What are your favorite summery Norwegian dishes? I’d love to hear from you! Write to me at email@example.com.
Koldtbord: Spekemat med eggerøre
Cured meats with scrambled eggs
Adapted from Mat Prat
Serves 4 people as a light meal
8 oz. smoked meats, such as prosciutto or jamon, or smoked salmon
1 tbsp. butter
4 tbsps. water
Salt and pepper to taste
1 tbsp. chives or flat-leaf parsley, chopped
To serve: Norwegian flatbread, crackers, or thinly sliced bread and sour cream
Here’s how you make it:
1. Melt butter in a small skillet over low heat.
2. Whisk together the eggs, water, and a good pinch of salt in a small bowl, and pour the mixture into a skillet.

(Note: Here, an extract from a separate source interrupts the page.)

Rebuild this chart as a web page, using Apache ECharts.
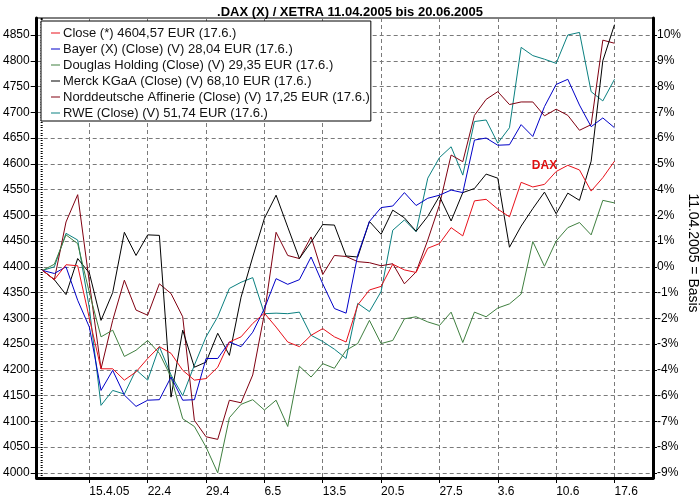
<!DOCTYPE html>
<html><head><meta charset="utf-8">
<script src="https://cdn.jsdelivr.net/npm/echarts@6/dist/echarts.min.js"></script>
<style>html,body{margin:0;padding:0;background:#fff}#c{width:700px;height:500px}</style>
</head><body><div id="c"></div>
<script>
// trading days 11.04.2005 (index 0) .. 17.06.2005 (index 49)
const xTickIndex = [4, 9, 14, 19, 24, 29, 34, 39, 44, 49];
const xTickLabels = ['15.4.05', '22.4', '29.4', '6.5', '13.5', '20.5', '27.5', '3.6', '10.6', '17.6'];
const leftTicks = [4000, 4050, 4100, 4150, 4200, 4250, 4300, 4350, 4400, 4450, 4500, 4550, 4600, 4650, 4700, 4750, 4800, 4850];
const rightTickLabels = ['-9%', '-8%', '-7%', '-6%', '-4%', '-3%', '-2%', '-1%', '0%', '1%', '2%', '4%', '5%', '6%', '7%', '8%', '9%', '10%'];

const seriesNames = [
  'Close (*) 4604,57 EUR (17.6.)',
  'Bayer (X) (Close) (V) 28,04 EUR (17.6.)',
  'Douglas Holding (Close) (V) 29,35 EUR (17.6.)',
  'Merck KGaA (Close) (V) 68,10 EUR (17.6.)',
  'Norddeutsche Affinerie (Close) (V) 17,25 EUR (17.6.)',
  'RWE (Close) (V) 51,74 EUR (17.6.)'
];
const seriesColors = ['#e8101a', '#0000c8', '#3f7f3f', '#000000', '#800010', '#0a8080'];

const dax = [4393, 4375, 4404, 4402, 4300, 4202, 4202, 4180, 4196, 4222, 4245, 4232, 4199, 4180, 4183, 4205, 4254, 4264, 4290, 4310, 4283, 4254, 4245, 4267, 4280, 4264, 4254, 4326, 4355, 4362, 4405, 4394, 4389, 4436, 4445, 4476, 4460, 4528, 4531, 4512, 4497, 4564, 4555, 4560, 4585, 4597, 4588, 4547, 4573, 4605];
const bayer = [4393, 4387, 4400, 4335, 4283, 4160, 4199, 4151, 4129, 4141, 4142, 4186, 4141, 4142, 4222, 4222, 4254, 4245, 4273, 4319, 4377, 4366, 4375, 4419, 4367, 4319, 4310, 4423, 4488, 4515, 4518, 4544, 4519, 4533, 4539, 4549, 4544, 4646, 4650, 4636, 4637, 4676, 4653, 4711, 4754, 4764, 4714, 4672, 4689, 4670];
const douglas = [4393, 4405, 4462, 4445, 4350, 4264, 4277, 4226, 4238, 4257, 4232, 4186, 4105, 4090, 4050, 4000, 4107, 4133, 4142, 4122, 4141, 4090, 4207, 4186, 4212, 4203, 4238, 4251, 4296, 4251, 4257, 4299, 4303, 4293, 4286, 4312, 4253, 4312, 4303, 4320, 4328, 4347, 4449, 4401, 4450, 4476, 4486, 4462, 4529, 4524];
const merck = [4393, 4375, 4346, 4416, 4388, 4296, 4350, 4467, 4422, 4462, 4461, 4147, 4277, 4205, 4215, 4271, 4228, 4341, 4419, 4494, 4539, 4477, 4416, 4448, 4482, 4481, 4421, 4419, 4488, 4463, 4510, 4495, 4469, 4498, 4537, 4489, 4544, 4552, 4580, 4572, 4438, 4479, 4513, 4545, 4503, 4543, 4529, 4605, 4800, 4870];
const affinerie = [4393, 4375, 4487, 4540, 4370, 4202, 4296, 4374, 4316, 4306, 4367, 4348, 4303, 4102, 4070, 4065, 4141, 4136, 4190, 4309, 4467, 4422, 4416, 4458, 4385, 4422, 4420, 4410, 4408, 4402, 4406, 4367, 4390, 4452, 4520, 4617, 4604, 4694, 4725, 4740, 4715, 4720, 4720, 4693, 4706, 4694, 4665, 4676, 4840, 4834];
const rwe = [4393, 4400, 4465, 4452, 4320, 4131, 4160, 4153, 4200, 4180, 4245, 4190, 4150, 4209, 4264, 4303, 4358, 4370, 4379, 4309, 4310, 4309, 4312, 4267, 4255, 4240, 4222, 4329, 4313, 4352, 4471, 4491, 4468, 4572, 4612, 4633, 4578, 4682, 4685, 4640, 4670, 4826, 4810, 4803, 4795, 4850, 4855, 4740, 4722, 4764];

const allData = [dax, bayer, douglas, merck, affinerie, rwe];
const FONT = 'Liberation Sans, Arial, sans-serif';
const Y_MIN = 3990, Y_MAX = 4883;

const chart = echarts.init(document.getElementById('c'), null, {renderer: 'canvas'});

const series = allData.map((arr, k) => {
  const s = {
    name: seriesNames[k],
    type: 'line',
    data: arr.map((v, i) => [i, v]),
    showSymbol: false,
    symbol: 'none',
    lineStyle: {width: 1, color: seriesColors[k]},
    itemStyle: {color: seriesColors[k]},
    animation: false,
    z: 10 - k
  };
  if (k === 0) {
    s.markPoint = {
      symbol: 'circle', symbolSize: 1,
      itemStyle: {color: 'rgba(0,0,0,0)'},
      label: {show: true, position: 'inside', formatter: 'DAX', color: '#e01010', fontWeight: 'bold', fontSize: 12, fontFamily: FONT},
      data: [{coord: [43, 4597]}]
    };
  }
  return s;
});

chart.setOption({
  animation: false,
  backgroundColor: '#fff',
  title: {
    text: '.DAX (X) / XETRA 11.04.2005 bis 20.06.2005',
    left: 'center', top: 1,
    textStyle: {fontSize: 13, fontWeight: 'bold', color: '#000', fontFamily: FONT}
  },
  legend: {
    orient: 'vertical', left: 41, top: 21,
    backgroundColor: '#fff', borderColor: '#000', borderWidth: 1,
    padding: [5, 1, 1, 10], itemGap: 2, itemWidth: 9, itemHeight: 1,
    icon: 'rect',
    textStyle: {fontSize: 13, lineHeight: 14, color: '#111', fontFamily: FONT, padding: [0, 0, 0, -2]},
    data: seriesNames.map(n => ({name: n, icon: 'rect'})),
    z: 20
  },
  grid: {left: 34, right: 47, top: 18, bottom: 22, show: true, borderColor: '#000', borderWidth: 1, backgroundColor: '#fff'},
  xAxis: {
    type: 'value', min: -0.512, max: 52.3,
    axisLine: {show: true, onZero: false, lineStyle: {color: '#000', width: 3}},
    axisTick: {show: true, customValues: xTickIndex, length: 5, lineStyle: {color: '#000', width: 1}},
    axisLabel: {show: true, customValues: xTickIndex, formatter: v => xTickLabels[xTickIndex.indexOf(v)] || '',
      align: 'left', fontSize: 12, color: '#000', fontFamily: FONT, margin: 8},
    splitLine: {show: true, lineStyle: {color: '#7a7a7a', type: [4, 3], width: 1}}
  },
  yAxis: [
    {
      type: 'value', position: 'left', min: Y_MIN, max: Y_MAX,
      axisLine: {show: true, onZero: false, lineStyle: {color: '#000', width: 3}},
      axisTick: {show: true, customValues: leftTicks, length: 6, lineStyle: {color: '#000'}},
      axisLabel: {show: true, customValues: leftTicks, formatter: v => String(v), fontSize: 12, color: '#000', fontFamily: FONT, margin: 7},
      splitLine: {show: true, lineStyle: {color: '#7a7a7a', type: [4, 3], width: 1}}
    },
    {
      type: 'value', position: 'right', min: Y_MIN, max: Y_MAX,
      axisLine: {show: true, onZero: false, lineStyle: {color: '#000', width: 3}},
      axisTick: {show: true, customValues: leftTicks, length: 4, lineStyle: {color: '#000'}},
      axisLabel: {show: true, customValues: leftTicks, formatter: v => rightTickLabels[leftTicks.indexOf(v)] || '',
        fontSize: 12, color: '#000', fontFamily: FONT, margin: 4},
      splitLine: {show: false}
    },
    {
      type: 'value', position: 'left', min: Y_MIN, max: Y_MAX, interval: 5,
      axisLine: {show: false}, axisLabel: {show: false}, splitLine: {show: false},
      axisTick: {show: true, length: 2, lineStyle: {color: '#000'}}
    },
    {
      type: 'value', position: 'right', min: Y_MIN, max: Y_MAX, interval: 5,
      axisLine: {show: false}, axisLabel: {show: false}, splitLine: {show: false},
      axisTick: {show: true, length: 2, lineStyle: {color: '#000'}}
    }
  ],
  graphic: [{
    type: 'text',
    rotation: -Math.PI / 2,
    style: {text: '11.04.2005 = Basis', font: '14px ' + FONT, fill: '#000', align: 'center', verticalAlign: 'middle'},
    x: 693, y: 253
  }],
  series: series
});
</script>
</body></html>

3. Stir gently with a rubber spatula as it thickens into custardy curds.
4. Season with freshly ground pepper and sprinkle with chives or flat-leaf parsley.
5. Meanwhile, lay out the sliced meats or fish on the serving platter. Add the scrambled eggs and serve.
6. Serve with Norwegian flatbread and sour cream.
7. To round out the meal, add sliced vegetables, melon, or stone fruits.
Vegan Smoked “Salmon” (Røkelaks)
By Sunny Gandara of Arctic Grub (www.arcticgrub.com)
Reprinted with permission
4 large carrots
Sea salt, for coating
2 tbsps. extra-virgin olive oil
2 tbsps. rice vinegar
2 tbsps. caper brine
2 tbsps. tamari or soy sauce
½ tsp. smoked paprika
Big squeeze fresh lemon juice
Freshly ground black pepper
Here’s how you make it:
1. Preheat the oven to 475°F and line a medium baking dish with parchment paper.
2. Coat the bottom with about a ¼-inch layer of salt, then place the whole carrots in the dish and sprinkle with a good amount of salt. Don’t worry, you won’t be eating all this salt in the final result.
3. Roast the carrots until easily pierced with a fork, but not mushy. The timing will depend on the size and freshness of your carrots. Check them, starting around 40 minutes—my very large carrots took 60 to 90 minutes. This step can be done in advance.
4. Make the marinade: In a shallow dish or small bowl, combine the olive oil, rice vinegar, caper brine, tamari or soy sauce, paprika, lemon juice, and several grinds of freshly ground black pepper.
5. Remove the carrots from the oven and let cool.
6. Use your hands to rub off any excess salt. Use a knife to slice a thin strip off one side of the salty skin, and then use a peeler to peel the carrot into ribbons. If your peeler snagged on the soft carrot, that’s ok, just slice pieces as thinly as you can with a sharp knife. Place the strips in the marinade and toss to coat. Transfer to the refrigerator and marinate for 15 to 30 minutes.
7. Serve with bagels, cream cheese, cucumber slices, capers, chives, and/or dill.
8. If you have extra carrots, cover and refrigerate them in the marinade for up to 4 days.